Exercise details. From the listing below, pull out every line where the string "that" appears.

Data block.

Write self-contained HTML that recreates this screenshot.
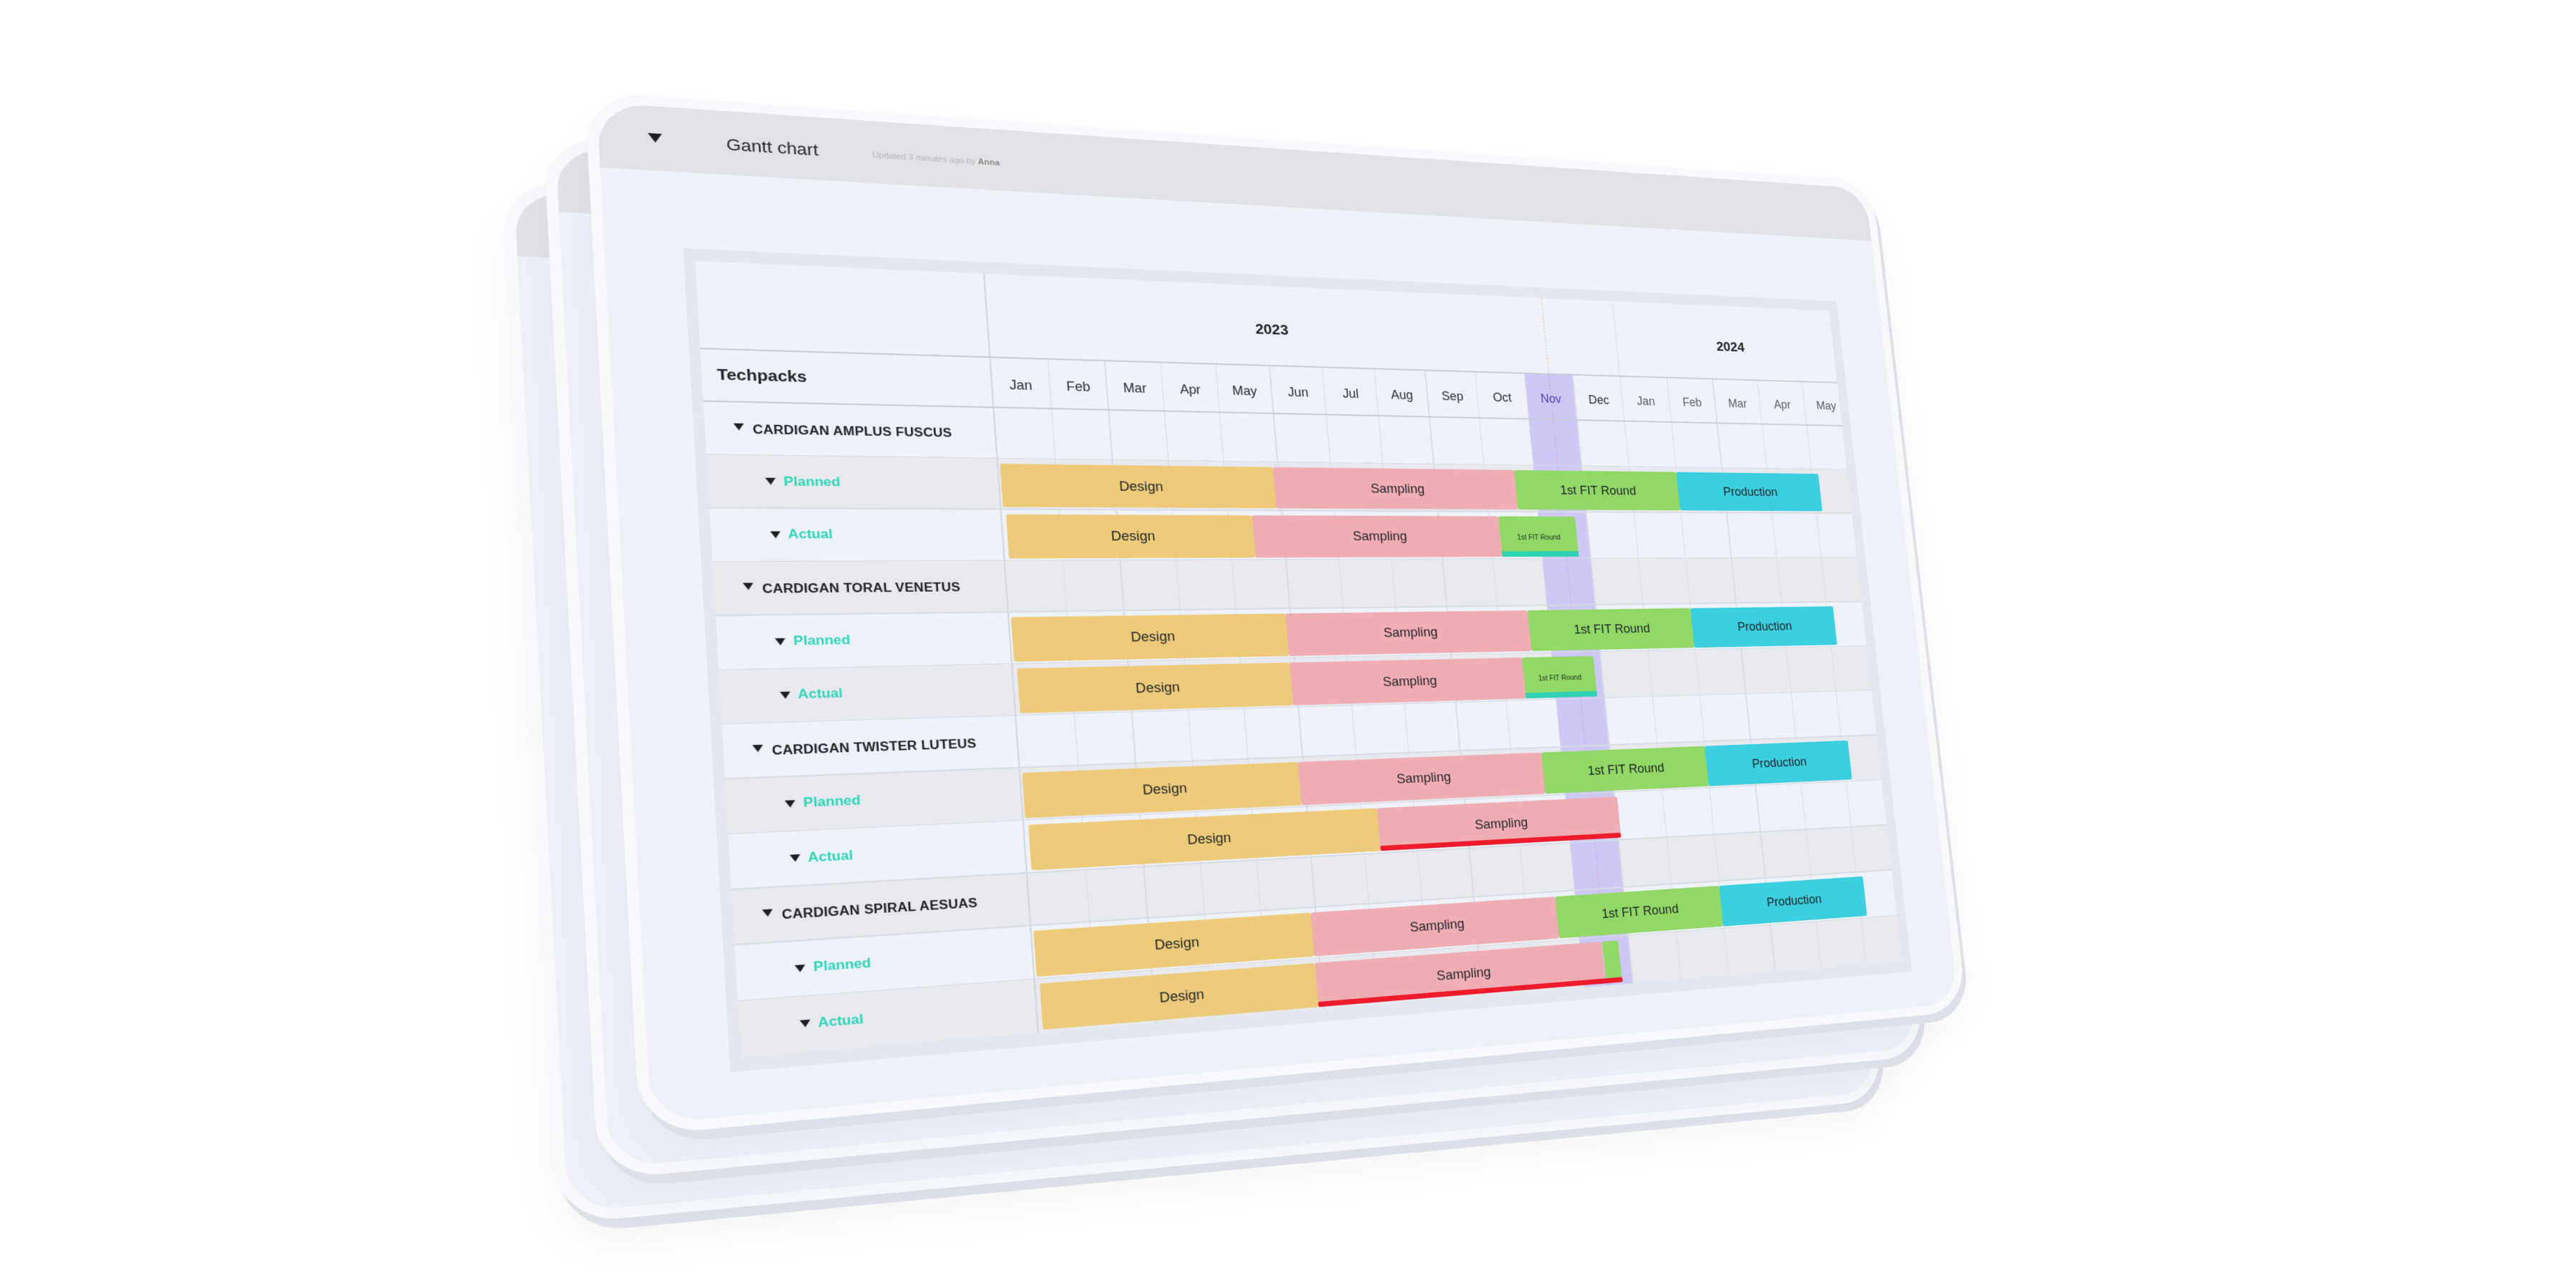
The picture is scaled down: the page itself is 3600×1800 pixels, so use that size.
<!DOCTYPE html>
<html><head><meta charset="utf-8">
<style>
html,body{margin:0;padding:0;width:3600px;height:1800px;background:#fff;overflow:hidden;}
#root{position:absolute;left:0;top:0;width:3600px;height:1800px;}
.a{position:absolute;box-sizing:border-box;}
.t{position:absolute;white-space:nowrap;line-height:1;font-family:"Liberation Sans",sans-serif;}
</style></head>
<body><div id="root"></div>
<script>
const W=1800,H=1300;
function adj(m){return [m[4]*m[8]-m[5]*m[7],m[2]*m[7]-m[1]*m[8],m[1]*m[5]-m[2]*m[4],m[5]*m[6]-m[3]*m[8],m[0]*m[8]-m[2]*m[6],m[2]*m[3]-m[0]*m[5],m[3]*m[7]-m[4]*m[6],m[1]*m[6]-m[0]*m[7],m[0]*m[4]-m[1]*m[3]];}
function mm(a,b){const c=[];for(let i=0;i<3;i++)for(let j=0;j<3;j++){let s=0;for(let k=0;k<3;k++)s+=a[3*i+k]*b[3*k+j];c[3*i+j]=s;}return c;}
function mv(m,v){return [m[0]*v[0]+m[1]*v[1]+m[2]*v[2],m[3]*v[0]+m[4]*v[1]+m[5]*v[2],m[6]*v[0]+m[7]*v[1]+m[8]*v[2]];}
function basis(p){const m=[p[0][0],p[1][0],p[2][0],p[0][1],p[1][1],p[2][1],1,1,1];const v=mv(adj(m),[p[3][0],p[3][1],1]);return mm(m,[v[0],0,0,0,v[1],0,0,0,v[2]]);}
const src=[[0,0],[W,0],[0,H],[W,H]];
const dst=[[817,128],[2616,253],[894,1587],[2749,1413]];
let t=mm(basis(dst),adj(basis(src)));t=t.map(x=>x/t[8]);
const M=`matrix3d(${t[0]},${t[3]},0,${t[6]},${t[1]},${t[4]},0,${t[7]},0,0,1,0,${t[2]},${t[5]},0,${t[8]})`;
const ti=adj(t);
function inv(x,y){const r=mv(ti,[x,y,1]);return [r[0]/r[2],r[1]/r[2]];}
const root=document.getElementById('root');
function box(p,x,y,w,h,st){const d=document.createElement('div');d.className='a';d.style.cssText=`left:${x}px;top:${y}px;width:${w}px;height:${h}px;`+(st||'');p.appendChild(d);return d;}
function txt(p,s,x,y,size,st,center){const d=document.createElement('div');d.className='t';d.innerHTML=s;d.style.cssText=`left:${x}px;top:${y}px;font-size:${size}px;transform:translate(${center?'-50%':'0'},-50%);`+(st||'');p.appendChild(d);return d;}
function tri(p,x,y,s){return box(p,x-s/2,y-s*0.35,0,0,`border-left:${s/2}px solid transparent;border-right:${s/2}px solid transparent;border-top:${s*0.75}px solid #1d1f24;`);}
const hb=(inv(859,235)[1]+inv(2625,337)[1])/2;
function panel(dx,dy,content){
  const p=document.createElement('div');p.className='a';
  p.style.cssText=`left:0;top:0;width:${W}px;height:${H}px;transform-origin:0 0;transform:translate(${dx}px,${dy}px) ${M};border-radius:70px;background:#edf1f8;box-shadow:5px 12px 0 #dde0e8, 0 30px 50px rgba(60,70,90,0.05);overflow:visible;`;
  root.appendChild(p);
  const clip=box(p,0,0,W,H,'border-radius:70px;overflow:hidden;');
  box(clip,0,0,W,hb,'background:#e1e2e5;');
  box(clip,0,0,W,H,'border:13px solid #f7f9fd;border-radius:70px;');
  if(content) build(clip);
}
function avg(a,b){return (a+b)/2;}
function build(p){
  let q=inv(916,193);tri(p,q[0],q[1],17);
  q=inv(1015,202);txt(p,'Gantt chart',q[0],q[1],22,'color:#25272b;');
  q=inv(1219,217);txt(p,'Updated 3 minutes ago by <b style="color:#888">Anna</b>',q[0],q[1],11,'color:#b4b6ba;');
  let a=inv(951,345),b=inv(2568,423),c=inv(2672,1372),d=inv(1022,1480);
  const F={L:avg(a[0],d[0]),T:avg(a[1],b[1]),R:avg(b[0],c[0]),B:avg(c[1],d[1])};
  box(p,F.L,F.T,F.R-F.L,F.B-F.T,'background:#e2e6ee;');
  a=inv(970,362);b=inv(2558,437);c=inv(2658,1357);d=inv(1037,1460);
  const I={L:avg(a[0],d[0]),T:avg(a[1],b[1]),R:avg(b[0],c[0]),B:avg(c[1],d[1])};
  const tb=box(p,I.L,I.T,I.R-I.L,I.B-I.T,'background:#edf1f8;overflow:hidden;');
  const X=u=>u-I.L, Y=v=>v-I.T;
  const yb=Y(avg(inv(977,483)[1],inv(2568,538)[1]));
  const mb=Y(avg(inv(981,555)[1],inv(2575,600)[1]));
  const colL=X(avg(inv(1383,565)[0],inv(1445,1300)[0]));
  const cw=(inv(2522,590)[0]-inv(1385,570)[0])/16;
  const TW=I.R-I.L, TH=I.B-I.T;
  const rh=(TH-mb)/12;
  const mx=m=>colL+m*cw;
  for(let r=0;r<12;r++){box(tb,0,mb+r*rh,TW,rh,`background:${r%2?'#e7e9ee':'#edf1f8'};`);}
  box(tb,mx(10),mb-(mb-yb),cw,TH-yb,'background:#cdc8f6;');
  for(let m=0;m<=17;m++){box(tb,mx(m)-0.75,yb,1.5,TH-yb,'background:#d9dce3;');}
  box(tb,colL-1,0,2,TH,'background:#d4d7de;');
  box(tb,mx(12)-0.75,0,1.5,yb,'background:#d9dce3;');
  box(tb,mx(10.5),0,0,TH,'border-left:1.5px dashed rgba(235,120,130,0.45);');
  box(tb,0,yb-1.2,TW,2.4,'background:#c9ccd3;');
  box(tb,0,mb-1.2,TW,2.4,'background:#c9ccd3;');
  for(let r=1;r<12;r++){box(tb,0,mb+r*rh-0.75,TW,1.5,'background:#d8dbe2;');}
  txt(tb,'Techpacks',X(inv(1002,523)[0]),(yb+mb)/2,rh*0.3,'font-weight:bold;color:#1f2226;');
  q=inv(1777,455);txt(tb,'2023',X(q[0]),yb/2+rh*0.08,rh*0.3,'font-weight:bold;color:#1f2226;',1);
  q=inv(2418,482);txt(tb,'2024',X(q[0]),yb/2+rh*0.1,rh*0.3,'font-weight:bold;color:#1f2226;',1);
  const mn=['Jan','Feb','Mar','Apr','May','Jun','Jul','Aug','Sep','Oct','Nov','Dec','Jan','Feb','Mar','Apr','May'];
  mn.forEach((s,i)=>{txt(tb,s,mx(i+0.5),(yb+mb)/2+rh*0.05,rh*0.26,`color:${i==10?'#4b45b8':(i>11?'#5c5f66':'#2a2d32')};`,1);});
  const groups=['CARDIGAN AMPLUS FUSCUS','CARDIGAN TORAL VENETUS','CARDIGAN TWISTER LUTEUS','CARDIGAN SPIRAL AESUAS'];
  const ga=X(inv(1033,602)[0]),gt=X(inv(1052,602)[0]);
  const pa=X(inv(1077,668)[0]),pt=X(inv(1095,668)[0]);
  const aa=X(inv(1084,742)[0]),at=X(inv(1101,742)[0]);
  const C={D:'#edcb7a',S:'#f0adb4',F:'#92d866',P:'#3bcfe0'};
  const L={D:'Design',S:'Sampling',F:'1st FIT Round',P:'Production'};
  const planned=[['D',0.05,4.9],['S',4.9,9.6],['F',9.6,13.0],['P',13.0,16.15]];
  const actual=[
    [['D',0.08,4.45],['S',4.45,9.2],['F',9.2,10.75,'small']],
    [['D',0.08,4.9],['S',4.9,9.4],['F',9.4,10.85,'small']],
    [['D',0.08,6.3],['S',6.3,11.05,'red']],
    [['D',0.08,4.9],['S',4.9,10.45,'red2'],['F',10.45,10.78,'none']]
  ];
  function bar(r,k,m0,m1,flag){
    const y=mb+r*rh+rh*0.1,h=rh*0.86;
    box(tb,mx(m0),y,mx(m1)-mx(m0),h,`background:${C[k]};border-radius:3px;`);
    if(flag=='none')return;
    if(flag=='small'){
      box(tb,mx(m0),y+h*0.86,mx(m1)-mx(m0),h*0.14,'background:#2fd2b3;');
      txt(tb,L[k],(mx(m0)+mx(m1))/2,y+h*0.55,rh*0.15,'color:#1f2a1a;',1);return;
    }
    txt(tb,L[k],(mx(m0)+mx(m1))/2,y+h*0.5,rh*0.27,'color:#22262b;',1);
  }
  for(let g=0;g<4;g++){
    const r0=g*3;
    tri(tb,ga,mb+r0*rh+rh*0.47,rh*0.19);
    txt(tb,groups[g],gt,mb+r0*rh+rh*0.52,rh*0.24,'color:#1d1f24;font-weight:600;letter-spacing:0.2px;');
    tri(tb,pa,mb+(r0+1)*rh+rh*0.5,rh*0.19);
    txt(tb,'Planned',pt,mb+(r0+1)*rh+rh*0.5,rh*0.25,'color:#2fd6b9;font-weight:bold;');
    tri(tb,aa,mb+(r0+2)*rh+rh*0.5,rh*0.19);
    txt(tb,'Actual',at,mb+(r0+2)*rh+rh*0.5,rh*0.25,'color:#2fd6b9;font-weight:bold;');
    planned.forEach(s=>bar(r0+1,s[0],s[1],s[2]));
    actual[g].forEach(s=>bar(r0+2,s[0],s[1],s[2],s[3]));
    const red=actual[g].find(s=>s[3]&&s[3].startsWith('red'));
    if(red){const y=mb+(r0+2)*rh+rh*0.96-rh*0.11;const e=red[3]=='red2'?10.8:red[2];box(tb,mx(red[1]),y,mx(e)-mx(red[1]),rh*0.11,'background:#ee1c2a;border-radius:2px;');}
  }
}
panel(-116,124,false);
panel(-58,62,false);
panel(0,0,true);
</script>
</body></html>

Answer to the problem.
Write self-contained HTML that recreates this screenshot.
The picture is scaled down: the page itself is 3600×1800 pixels, so use that size.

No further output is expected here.